INTERVIEW 
The Power Of Knowledge
James O'Shaughnessy 
by Thom Hartle

Money manager and author James O'Shaughnessy is best known for the astute research presented in his second book, What Works On Wall Street. Now he has followed up that successful work with How To Retire Rich, aimed at educating the individual investor on how to use strategy indexing to maximize returns for the long-term investor. STOCKS & COMMODITIES Editor Thom Hartle spoke with O'Shaughnessy via telephone on July 24, 1998, inquiring about, among other topics, what strategy indexing really is, what the individual investor should focus on, and what the four horsemen of the investors' apocalypse really are.

ILLUSTRATION BY CARL GREEN

Our faith in our ability to make superior choices is like water is to fish. But when we see that the path doesn't work, suddenly we feel like a fish out of water. Every aspect of our culture supports the conventional way of investing. But the facts don't support the conventional way of investing. -- James O'Shaughnessy

So how did you start out, anyway?
I started out like everyone else, wanting to know why a stock went up or down. I would watch with surprise when the price of story stocks, where the prospects for the company was the best thing since sliced bread, would tumble, despite the glowing recommendations for it. At the same time, I would see stodgy, old-line industrial companies such as Goodyear Tire rallying several hundred percentage points.

What did that indicate to you?
I figured that it wasn't the underlying story of the company that was important. Early on, I believed that the way the stocks moved had to have some sort of underlying symmetry.

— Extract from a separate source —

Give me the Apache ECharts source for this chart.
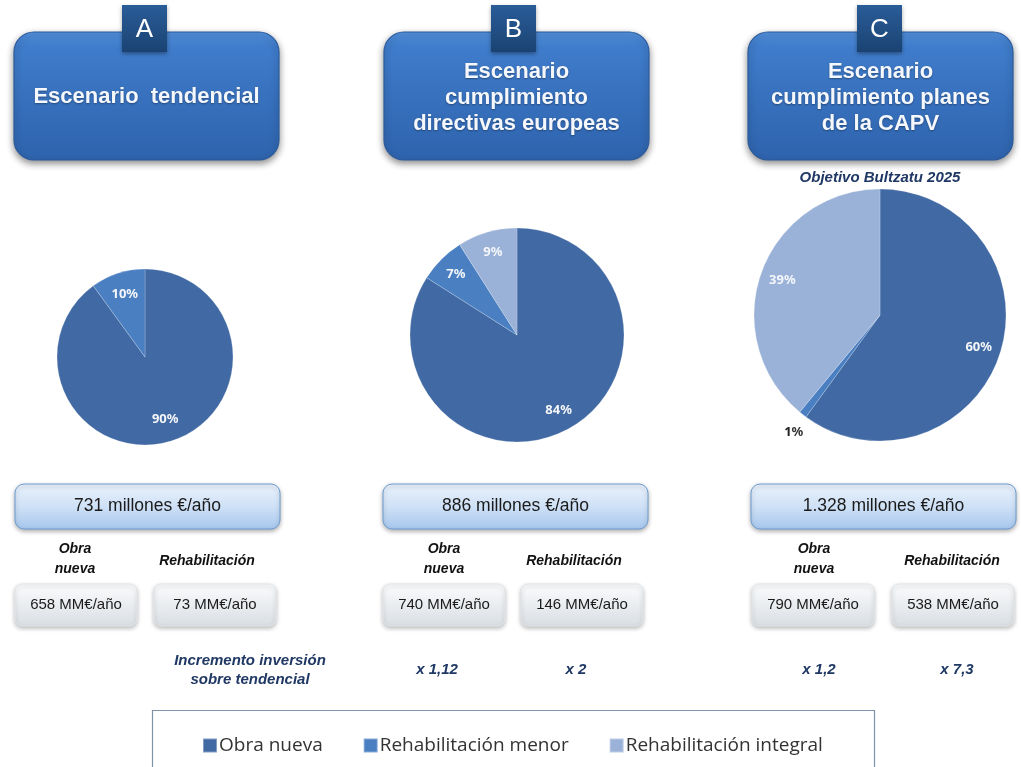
<!DOCTYPE html>
<html>
<head>
<meta charset="utf-8">
<script src="https://cdn.jsdelivr.net/npm/echarts@6/dist/echarts.min.js"></script>
<style>html,body{margin:0;padding:0;background:#fff;}#main{width:1021px;height:767px;}</style>
</head>
<body>
<div id="main"></div>
<script>
// ---- data ----
const categories = ['Obra nueva', 'Rehabilitación menor', 'Rehabilitación integral'];
const shareA = [90, 10, null];
const shareB = [84, 7, 9];
const shareC = [60, 1, 39];
const scenarioLetters = ['A', 'B', 'C'];
const scenarioTitles = ['Escenario  tendencial', 'Escenario\ncumplimiento\ndirectivas europeas', 'Escenario\ncumplimiento planes\nde la CAPV'];
const totals = ['731 millones €/año', '886 millones €/año', '1.328 millones €/año'];
const obraNueva = [658, 740, 790];
const rehabilitacion = [73, 146, 538];
const increments = ['x 1,12', 'x 2', 'x 1,2', 'x 7,3'];
const subTitleC = 'Objetivo Bultzatu 2025';

// ---- styles ----
const colors = ['#4169a3', '#4a7fc2', '#9bb2d8'];
const G = echarts.graphic;

function pieData(arr) {
  const out = [];
  arr.forEach((v, i) => { if (v !== null) out.push({ name: categories[i], value: v, itemStyle: { color: colors[i] } }); });
  return out;
}

const pies = [
  { data: shareA, center: [145, 357], r: 88, r0: 0.42 },
  { data: shareB, center: [517, 335], r: 107, r0: 0.56 },
  { data: shareC, center: [880, 315], r: 126, r0: 0.6 }
];

const series = [];
pies.forEach(p => {
  series.push({
    type: 'pie', center: p.center, radius: [0, p.r], startAngle: 90, clockwise: true,
    data: pieData(p.data), label: { show: false }, labelLine: { show: false },
    itemStyle: { borderColor: 'rgba(255,255,255,0.35)', borderWidth: 0.6 },
    emphasis: { disabled: true }, silent: true, animation: false
  });
});
pies.forEach((p, si) => {
  const d = pieData(p.data).map(it => {
    const o = { name: it.name, value: it.value, itemStyle: { color: 'rgba(0,0,0,0)' } };
    if (it.value < 3) {
      o.label = {
        position: 'outside', formatter: '{b|{c}}{n|%}', distanceToLabelLine: -14,
        rich: { b: { fontFamily: 'Noto Sans', fontWeight: 'bold', fontSize: 13, color: '#222' },
                n: { fontFamily: 'Noto Sans', fontSize: 13, color: '#333' } }
      };
      o.labelLine = { show: false, length: 22, length2: 0 };
    }
    return o;
  });
  series.push({
    type: 'pie', center: p.center, radius: [p.r * p.r0, p.r], startAngle: 90, clockwise: true,
    data: d, silent: true, animation: false, emphasis: { disabled: true }, legendHoverLink: false,
    label: { show: true, position: 'inside', formatter: '{c}%', color: '#f4f6fa',
             fontFamily: 'Noto Sans', fontWeight: 'bold', fontSize: 13 },
    labelLine: { show: false }
  });
});

// ---- graphic elements ----
const els = [];
const topBoxX = [14, 384, 748];
const tabX = [122, 491, 857];
const titleCY = [97, 98, 98];
scenarioTitles.forEach((t, i) => {
  els.push({
    type: 'rect', z: 1,
    shape: { x: topBoxX[i], y: 32, width: 265, height: 128, r: 20 },
    style: {
      fill: new G.LinearGradient(0, 0, 0, 1, [
        { offset: 0, color: '#5290dc' }, { offset: 0.12, color: '#3f7ccb' }, { offset: 1, color: '#2e63ad' }]),
      stroke: '#2b5b9c', lineWidth: 1.2,
      shadowBlur: 7, shadowOffsetY: 3, shadowColor: 'rgba(0,0,0,0.45)'
    }
  });
  els.push({
    type: 'rect', z: 2,
    shape: { x: tabX[i], y: 5, width: 45, height: 47 },
    style: {
      fill: new G.LinearGradient(0, 0, 0, 1, [
        { offset: 0, color: '#2a5c98' }, { offset: 1, color: '#1a4373' }]),
      shadowBlur: 4, shadowOffsetY: 2, shadowColor: 'rgba(0,0,0,0.35)'
    }
  });
  els.push({
    type: 'text', z: 3,
    style: { text: scenarioLetters[i], x: tabX[i] + 22.5, y: 30, align: 'center', verticalAlign: 'middle',
             textAlign: 'center', textVerticalAlign: 'middle',
             fill: '#ffffff', font: '26px "Liberation Sans", Arial, sans-serif' }
  });
  els.push({
    type: 'text', z: 3,
    style: { text: t, x: topBoxX[i] + 132.5, y: titleCY[i], align: 'center', verticalAlign: 'middle',
             textAlign: 'center', textVerticalAlign: 'middle', lineHeight: 26,
             fill: '#f4f7fb', font: 'bold 22px "Liberation Sans", Arial, sans-serif',
             textShadowColor: 'rgba(0,0,0,0.35)', textShadowBlur: 2, textShadowOffsetY: 1 }
  });
});

// Objetivo subtitle
els.push({
  type: 'text', z: 5,
  style: { text: subTitleC, x: 880, y: 178, align: 'center', verticalAlign: 'middle',
           textAlign: 'center', textVerticalAlign: 'middle',
           fill: '#1f3864', font: 'italic bold 15px "Liberation Sans", Arial, sans-serif' }
});

// totals boxes
const midX = [15, 383, 751];
totals.forEach((t, i) => {
  els.push({
    type: 'rect', z: 1,
    shape: { x: midX[i], y: 484, width: 265, height: 45, r: 9 },
    style: {
      fill: new G.LinearGradient(0, 0, 0, 1, [
        { offset: 0, color: '#e9f2fc' }, { offset: 0.5, color: '#cfe1f6' }, { offset: 1, color: '#a6c6ec' }]),
      stroke: '#6d9dd2', lineWidth: 1,
      shadowBlur: 4, shadowOffsetY: 2, shadowColor: 'rgba(0,0,0,0.3)'
    }
  });
  els.push({
    type: 'text', z: 2,
    style: { text: t, x: midX[i] + 132.5, y: 506, align: 'center', verticalAlign: 'middle',
             textAlign: 'center', textVerticalAlign: 'middle',
             fill: '#1a1a1a', font: '17.5px "Liberation Sans Narrow", "Liberation Sans", Arial, sans-serif' }
  });
});

// sub labels + small boxes
const obraLabelX = [75, 444, 814];
const rehabLabelX = [207, 574, 952];
const smallX1 = [15, 383, 752];
const smallX2 = [154, 521, 892];
for (let i = 0; i < 3; i++) {
  els.push({
    type: 'text', z: 2,
    style: { text: 'Obra\nnueva', x: obraLabelX[i], y: 559, align: 'center', verticalAlign: 'middle',
             textAlign: 'center', textVerticalAlign: 'middle', lineHeight: 20,
             fill: '#111', font: 'italic bold 14px "Liberation Sans", Arial, sans-serif' }
  });
  els.push({
    type: 'text', z: 2,
    style: { text: 'Rehabilitación', x: rehabLabelX[i], y: 561, align: 'center', verticalAlign: 'middle',
             textAlign: 'center', textVerticalAlign: 'middle',
             fill: '#111', font: 'italic bold 14px "Liberation Sans", Arial, sans-serif' }
  });
  [[smallX1[i], obraNueva[i]], [smallX2[i], rehabilitacion[i]]].forEach(([x, v]) => {
    els.push({
      type: 'rect', z: 1,
      shape: { x: x, y: 584, width: 122, height: 42, r: 7 },
      style: {
        fill: new G.LinearGradient(0, 0, 0, 1, [
          { offset: 0, color: '#fbfcfd' }, { offset: 1, color: '#d9dee3' }]),
        stroke: '#e2e6ea', lineWidth: 1,
        shadowBlur: 4, shadowOffsetY: 2, shadowColor: 'rgba(0,0,0,0.25)'
      }
    });
    els.push({
      type: 'text', z: 2,
      style: { text: v + ' MM€/año', x: x + 61, y: 605, align: 'center', verticalAlign: 'middle',
               textAlign: 'center', textVerticalAlign: 'middle',
               fill: '#1a1a1a', font: '15px "Liberation Sans Narrow", "Liberation Sans", Arial, sans-serif' }
    });
  });
}

// increments
els.push({
  type: 'text', z: 2,
  style: { text: 'Incremento inversión\nsobre tendencial', x: 250, y: 670, align: 'center', verticalAlign: 'middle',
           textAlign: 'center', textVerticalAlign: 'middle', lineHeight: 19,
           fill: '#1f3864', font: 'italic bold 15px "Liberation Sans", Arial, sans-serif' }
});
const incX = [437, 576, 819, 957];
increments.forEach((t, i) => {
  els.push({
    type: 'text', z: 2,
    style: { text: t, x: incX[i], y: 670, align: 'center', verticalAlign: 'middle',
             textAlign: 'center', textVerticalAlign: 'middle',
             fill: '#1f3864', font: 'italic bold 15px "Liberation Sans", Arial, sans-serif' }
  });
});

// legend frame
els.push({
  type: 'rect', z: 0,
  shape: { x: 152.5, y: 710.5, width: 722, height: 80 },
  style: { fill: '#ffffff', stroke: '#7f93ab', lineWidth: 1.2 }
});

const chart = echarts.init(document.getElementById('main'), null, { renderer: 'canvas' });
chart.setOption({
  backgroundColor: '#ffffff',
  animation: false,
  legend: {
    data: categories.map((c, i) => ({ name: c, itemStyle: { color: colors[i] } })),
    left: 197, top: 731, icon: 'rect', itemWidth: 14, itemHeight: 14, itemGap: 40,
    selectedMode: false, z: 10,
    textStyle: { fontFamily: '"Open Sans", sans-serif', fontSize: 19, color: '#333', padding: [0, 0, 0, -3] }
  },
  graphic: { elements: els },
  series: series
});
</script>
</body>
</html>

So you believe that it wasn't a random walk?
I just did not believe that the market was efficient.

How so?
If you agree that trading is frictionless and investors are rational, and if you agree that everyone has a homogeneous interpretation of the information, then stock markets are efficient.

Why?
People have a heterogeneous response to information. One piece of information that leads one investor to buy will lead another to sell. People simply are not rational in their approach to the stock market. So the central tenets of the efficient market theory did not make sense.

And when was this?
Back in 1979. At that time, if you were interested in any research, you would have found that it was all done by academics, and it was all saying that the stock market was efficient.

And your observations didn't agree?
I did not believe that the efficient market theory accurately explained the way the markets worked. So I started reading everything available on the stock market. And, of course, all roads there eventually lead to Benjamin Graham. Ben Graham was the grandfather of a systematic approach to selecting stocks. He came up with the idea that we should systematically look not at the individual stories of stocks, but rather, the underlying variables of the companies. I was immediately drawn to that approach.


One piece of information that leads one investor to buy will lead another to sell. People simply are not rational in their approach to the stock market.